Lightning strikes somewhere close, a vicious bolt. The clap comes hard upon it, in the very whitening, and shakes the house.
“—finally reached him in his hotel room in Atlanta.”
“Who?”
“Sam. He’s flying down first thing in the morning, instead of Sunday. He was quite excited.”
“About what?”
“He said he had the most extraordinary piece of news. He wouldn’t tell me what it was. It seems that by the eeriest sort of coincidence two things happened this very day with a direct bearing on Kate. Anyhow.”
“Yes ma’am?”
“I have a hunch she’ll wander out your way.

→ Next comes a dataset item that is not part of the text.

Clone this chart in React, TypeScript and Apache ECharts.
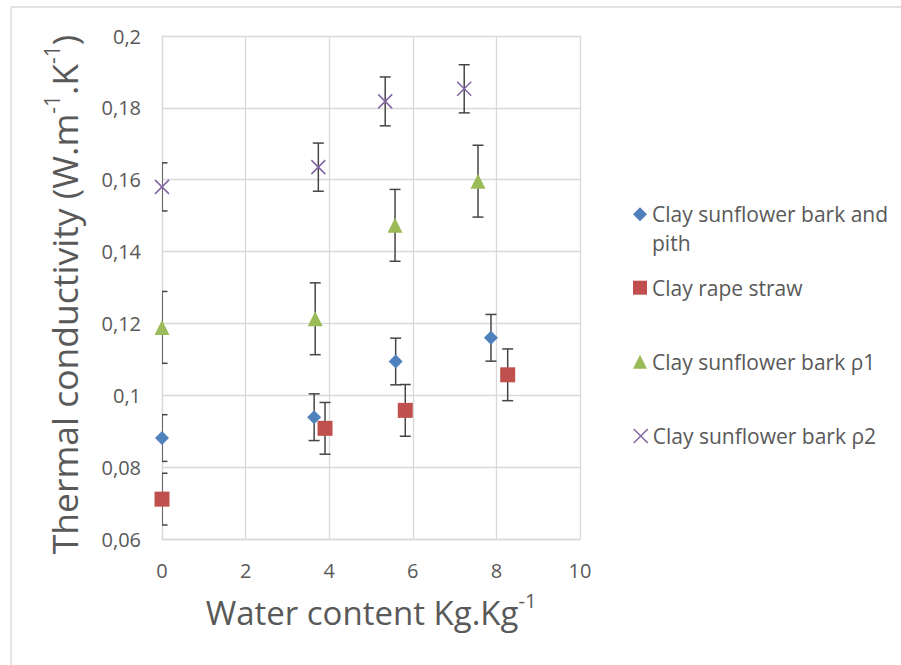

If she does, will you drive her home?”
“Yes.”
“It isn’t as if Kate were another Otey Ann,” says my aunt after a moment.
“No, it isn’t.” She is thinking of two things: one, an acquaintance from Feliciana named Otey Ann Aldridge who went crazy and used to break out of the state hospital in Jackson and come to New Orleans and solicit strangers on Bourbon Street; two, she is thinking of the look in Nell Lovell’s eye, the little risible gleam, even as she reassured my aunt.
I awake with a start at three o’clock, put on a raincoat and go outside for a breath of air.

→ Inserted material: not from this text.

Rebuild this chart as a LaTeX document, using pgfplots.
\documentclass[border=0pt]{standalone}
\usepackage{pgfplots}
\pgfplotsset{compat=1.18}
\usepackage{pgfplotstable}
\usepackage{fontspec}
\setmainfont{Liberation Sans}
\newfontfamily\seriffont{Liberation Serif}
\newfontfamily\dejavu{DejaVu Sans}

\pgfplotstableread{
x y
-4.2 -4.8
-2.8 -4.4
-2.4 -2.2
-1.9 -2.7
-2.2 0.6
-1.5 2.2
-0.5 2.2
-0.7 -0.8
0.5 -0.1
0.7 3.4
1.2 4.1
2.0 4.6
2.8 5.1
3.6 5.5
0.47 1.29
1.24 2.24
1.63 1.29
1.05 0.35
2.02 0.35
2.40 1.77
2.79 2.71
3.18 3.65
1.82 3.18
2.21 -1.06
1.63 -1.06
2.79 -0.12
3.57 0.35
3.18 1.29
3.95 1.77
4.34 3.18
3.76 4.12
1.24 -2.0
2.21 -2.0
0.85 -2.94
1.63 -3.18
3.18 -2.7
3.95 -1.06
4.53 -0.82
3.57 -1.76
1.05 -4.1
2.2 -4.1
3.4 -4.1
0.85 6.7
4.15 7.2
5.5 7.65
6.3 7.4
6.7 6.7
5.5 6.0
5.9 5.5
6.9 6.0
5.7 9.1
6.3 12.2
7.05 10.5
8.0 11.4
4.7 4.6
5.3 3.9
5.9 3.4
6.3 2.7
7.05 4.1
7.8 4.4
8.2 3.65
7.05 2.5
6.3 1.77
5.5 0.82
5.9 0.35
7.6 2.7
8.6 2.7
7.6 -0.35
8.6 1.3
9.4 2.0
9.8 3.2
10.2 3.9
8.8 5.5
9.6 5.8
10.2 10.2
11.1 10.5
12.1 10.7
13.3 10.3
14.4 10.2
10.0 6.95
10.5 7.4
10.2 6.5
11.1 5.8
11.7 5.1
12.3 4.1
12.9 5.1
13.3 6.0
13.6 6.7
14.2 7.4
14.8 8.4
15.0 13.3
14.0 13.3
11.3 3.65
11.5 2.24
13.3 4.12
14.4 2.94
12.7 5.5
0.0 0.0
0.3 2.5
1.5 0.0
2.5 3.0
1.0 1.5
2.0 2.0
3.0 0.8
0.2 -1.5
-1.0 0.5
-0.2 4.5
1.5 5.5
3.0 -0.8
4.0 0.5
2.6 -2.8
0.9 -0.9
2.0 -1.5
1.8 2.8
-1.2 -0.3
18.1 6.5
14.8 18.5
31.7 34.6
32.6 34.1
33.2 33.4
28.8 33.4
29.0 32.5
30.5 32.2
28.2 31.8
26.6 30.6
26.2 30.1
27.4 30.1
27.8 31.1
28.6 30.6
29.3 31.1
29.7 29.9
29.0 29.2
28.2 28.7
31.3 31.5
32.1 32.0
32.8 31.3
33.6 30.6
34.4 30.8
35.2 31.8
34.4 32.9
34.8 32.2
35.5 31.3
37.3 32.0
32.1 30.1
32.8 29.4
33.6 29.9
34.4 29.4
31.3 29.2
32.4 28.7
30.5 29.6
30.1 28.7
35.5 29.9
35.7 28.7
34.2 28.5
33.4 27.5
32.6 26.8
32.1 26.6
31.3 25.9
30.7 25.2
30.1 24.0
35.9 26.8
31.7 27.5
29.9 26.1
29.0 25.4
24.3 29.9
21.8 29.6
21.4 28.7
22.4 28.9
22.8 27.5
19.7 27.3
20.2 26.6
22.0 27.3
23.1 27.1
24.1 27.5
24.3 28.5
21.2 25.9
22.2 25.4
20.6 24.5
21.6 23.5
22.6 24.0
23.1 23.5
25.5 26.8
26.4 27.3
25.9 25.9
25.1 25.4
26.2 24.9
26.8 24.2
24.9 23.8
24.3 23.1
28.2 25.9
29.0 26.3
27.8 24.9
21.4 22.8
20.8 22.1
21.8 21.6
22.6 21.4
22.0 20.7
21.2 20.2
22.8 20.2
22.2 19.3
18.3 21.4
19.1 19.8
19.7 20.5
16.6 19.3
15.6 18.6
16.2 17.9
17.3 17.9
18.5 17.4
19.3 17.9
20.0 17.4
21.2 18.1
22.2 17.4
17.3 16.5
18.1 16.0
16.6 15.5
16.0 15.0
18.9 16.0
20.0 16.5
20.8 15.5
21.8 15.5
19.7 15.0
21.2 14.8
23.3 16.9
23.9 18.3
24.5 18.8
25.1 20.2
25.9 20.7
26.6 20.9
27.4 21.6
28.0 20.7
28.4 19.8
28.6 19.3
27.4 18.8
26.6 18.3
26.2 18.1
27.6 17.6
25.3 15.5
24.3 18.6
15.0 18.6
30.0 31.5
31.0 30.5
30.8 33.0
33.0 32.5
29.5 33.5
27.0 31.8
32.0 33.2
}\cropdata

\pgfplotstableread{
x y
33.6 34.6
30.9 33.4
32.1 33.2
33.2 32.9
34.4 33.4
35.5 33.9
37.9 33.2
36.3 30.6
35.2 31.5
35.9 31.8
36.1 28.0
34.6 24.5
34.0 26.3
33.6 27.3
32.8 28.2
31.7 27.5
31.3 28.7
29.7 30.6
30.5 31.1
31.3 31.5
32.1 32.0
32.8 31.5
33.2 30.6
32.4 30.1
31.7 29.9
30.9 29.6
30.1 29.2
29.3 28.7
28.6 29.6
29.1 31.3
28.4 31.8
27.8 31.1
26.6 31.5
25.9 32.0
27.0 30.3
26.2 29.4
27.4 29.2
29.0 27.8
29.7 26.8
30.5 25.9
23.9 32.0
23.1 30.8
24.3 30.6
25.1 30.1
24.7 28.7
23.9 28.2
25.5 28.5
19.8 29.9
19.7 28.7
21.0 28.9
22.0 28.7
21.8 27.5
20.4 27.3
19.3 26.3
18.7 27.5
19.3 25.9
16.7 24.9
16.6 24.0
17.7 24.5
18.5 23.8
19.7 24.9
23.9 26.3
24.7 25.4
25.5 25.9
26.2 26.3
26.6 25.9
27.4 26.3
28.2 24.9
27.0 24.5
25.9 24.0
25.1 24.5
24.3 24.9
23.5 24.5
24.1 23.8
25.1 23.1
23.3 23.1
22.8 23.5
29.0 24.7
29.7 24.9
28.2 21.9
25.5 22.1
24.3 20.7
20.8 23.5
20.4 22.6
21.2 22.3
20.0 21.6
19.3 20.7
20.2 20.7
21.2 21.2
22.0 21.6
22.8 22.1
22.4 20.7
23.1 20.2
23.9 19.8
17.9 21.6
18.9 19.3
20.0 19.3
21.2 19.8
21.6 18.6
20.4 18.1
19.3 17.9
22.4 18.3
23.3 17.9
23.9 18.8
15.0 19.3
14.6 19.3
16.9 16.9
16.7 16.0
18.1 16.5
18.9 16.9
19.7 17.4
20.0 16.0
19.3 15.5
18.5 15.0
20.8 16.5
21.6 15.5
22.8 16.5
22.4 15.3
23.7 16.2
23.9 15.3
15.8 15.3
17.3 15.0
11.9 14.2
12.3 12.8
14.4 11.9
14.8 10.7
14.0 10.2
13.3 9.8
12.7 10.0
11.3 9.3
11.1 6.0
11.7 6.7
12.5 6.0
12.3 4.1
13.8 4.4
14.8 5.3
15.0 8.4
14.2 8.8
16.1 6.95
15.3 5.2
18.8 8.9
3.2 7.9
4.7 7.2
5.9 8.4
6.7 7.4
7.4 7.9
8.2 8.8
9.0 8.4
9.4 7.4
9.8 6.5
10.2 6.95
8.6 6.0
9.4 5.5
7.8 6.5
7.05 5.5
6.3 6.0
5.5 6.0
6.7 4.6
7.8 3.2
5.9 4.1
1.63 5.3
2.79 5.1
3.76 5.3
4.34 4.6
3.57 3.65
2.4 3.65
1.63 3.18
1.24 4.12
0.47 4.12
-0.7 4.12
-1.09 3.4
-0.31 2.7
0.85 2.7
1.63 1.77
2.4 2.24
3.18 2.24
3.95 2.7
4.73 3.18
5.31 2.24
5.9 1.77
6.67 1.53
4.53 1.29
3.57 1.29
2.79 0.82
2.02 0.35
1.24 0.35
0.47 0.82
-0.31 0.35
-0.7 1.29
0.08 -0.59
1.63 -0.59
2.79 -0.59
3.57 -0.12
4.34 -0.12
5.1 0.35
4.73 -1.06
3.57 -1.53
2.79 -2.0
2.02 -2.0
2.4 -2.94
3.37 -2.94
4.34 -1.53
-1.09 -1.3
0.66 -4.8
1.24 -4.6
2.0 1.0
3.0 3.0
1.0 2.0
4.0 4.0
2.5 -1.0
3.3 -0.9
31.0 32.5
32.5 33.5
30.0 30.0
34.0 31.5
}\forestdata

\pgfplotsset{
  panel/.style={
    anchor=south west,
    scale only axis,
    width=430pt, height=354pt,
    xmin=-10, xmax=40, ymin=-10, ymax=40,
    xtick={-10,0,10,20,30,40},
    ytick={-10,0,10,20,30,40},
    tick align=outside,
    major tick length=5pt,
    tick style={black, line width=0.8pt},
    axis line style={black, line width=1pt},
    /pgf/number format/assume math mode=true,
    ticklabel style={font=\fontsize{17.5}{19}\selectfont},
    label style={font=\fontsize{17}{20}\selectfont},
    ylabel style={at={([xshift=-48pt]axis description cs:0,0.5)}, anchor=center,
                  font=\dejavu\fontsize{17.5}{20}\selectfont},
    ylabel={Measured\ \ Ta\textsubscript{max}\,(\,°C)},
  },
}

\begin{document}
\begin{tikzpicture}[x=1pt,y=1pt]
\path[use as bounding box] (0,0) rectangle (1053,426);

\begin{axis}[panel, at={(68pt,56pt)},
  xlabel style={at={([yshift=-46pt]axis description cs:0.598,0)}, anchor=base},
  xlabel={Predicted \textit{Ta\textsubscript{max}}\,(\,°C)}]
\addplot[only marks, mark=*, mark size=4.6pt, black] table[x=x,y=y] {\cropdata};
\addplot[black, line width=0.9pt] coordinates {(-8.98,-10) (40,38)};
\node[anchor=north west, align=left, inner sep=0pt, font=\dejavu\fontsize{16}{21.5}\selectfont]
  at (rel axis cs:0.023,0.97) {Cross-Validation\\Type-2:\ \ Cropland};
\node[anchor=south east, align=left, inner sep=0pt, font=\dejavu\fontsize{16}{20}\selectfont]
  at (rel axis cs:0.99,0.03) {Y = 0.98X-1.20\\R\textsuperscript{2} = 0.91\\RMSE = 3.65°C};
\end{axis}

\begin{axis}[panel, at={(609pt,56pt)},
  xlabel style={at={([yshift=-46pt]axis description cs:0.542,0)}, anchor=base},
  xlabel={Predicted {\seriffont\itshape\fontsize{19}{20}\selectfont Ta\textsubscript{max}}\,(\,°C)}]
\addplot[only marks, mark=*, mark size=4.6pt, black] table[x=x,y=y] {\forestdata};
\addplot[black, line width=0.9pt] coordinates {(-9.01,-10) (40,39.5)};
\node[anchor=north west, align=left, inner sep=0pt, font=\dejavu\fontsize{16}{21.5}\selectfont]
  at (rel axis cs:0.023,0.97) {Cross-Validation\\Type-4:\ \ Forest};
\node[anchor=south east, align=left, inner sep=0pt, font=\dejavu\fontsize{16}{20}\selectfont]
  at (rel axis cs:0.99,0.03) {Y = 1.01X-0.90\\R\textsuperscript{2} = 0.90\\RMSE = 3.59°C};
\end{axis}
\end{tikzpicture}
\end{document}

The squall line has passed over. Elysian Fields is dripping and still, but there is a commotion of winds high in the air where the cool heavy front has shouldered up the last of the fretful ocean air. The wind veers around to the north and blows away the storm until the moon swims high, moored like a kite and darting against the fleeing shreds and ragtags of cloud.
I sit in the shelter outside Mrs Schexnaydre’s chain link fence. Opposite the school, it is used by those children who catch buses toward the lake. The streetlight casts a blueblack shadow. Across the boulevard, at the catercorner of Elysian Fields and Bons Enfants, is a vacant lot chest high in last summer’s weeds. Some weeks ago the idea came to me of buying the lot and building a service station. It is for sale, I learned, for twenty thousand dollars. What with the windfall from Mr Sartalamaccia, it becomes possible to think seriously of the notion. It is easy to visualize the little tile cube of a building with its far flung porches, its apron of silky concrete and, revolving on high, the immaculate bivalve glowing in every inch of its pretty styrene (I have already approached the Shell distributor).
A taxi pulls up under the streetlight. Kate gets out and strides past the shelter, hands thrust deep in her pockets. Her eyes are pools of darkness. There is about her face the rapt almost ugly look of solitary people. When I call out to her, she comes directly over with a lack of surprise, with a dizzy dutiful obedience, which is disquieting. Then I see that she is full of it, one of her great ideas, the sort that occur to people on long walks.
“What a fool I’ve been!” She lays both hands on my arm and takes no notice of the smell of the hour. She is nowhere; she is in the realm of her idea. “Do you think it is possible for a person to make a single mistake — not do something wrong, you understand, but make a miscalculation — and ruin his life?”
“Why not?”
“I mean after all. Couldn’t a person be miserable because he got one thing wrong and never learned otherwise — because the thing he got wrong was of such a nature that he could not be told because the telling itself got it wrong — just as if you had landed on Mars and therefore had no way of knowing that a Martian is mortally offended by a question and so every time you asked what was wrong, it only grew worse for you?” Catching sight of my sleeve, she seizes it with a curious rough gesture, like a housewife fingering goods. “My stars, pajamas,” she says offhandedly. “Well?” She searches my face in the violet shadow.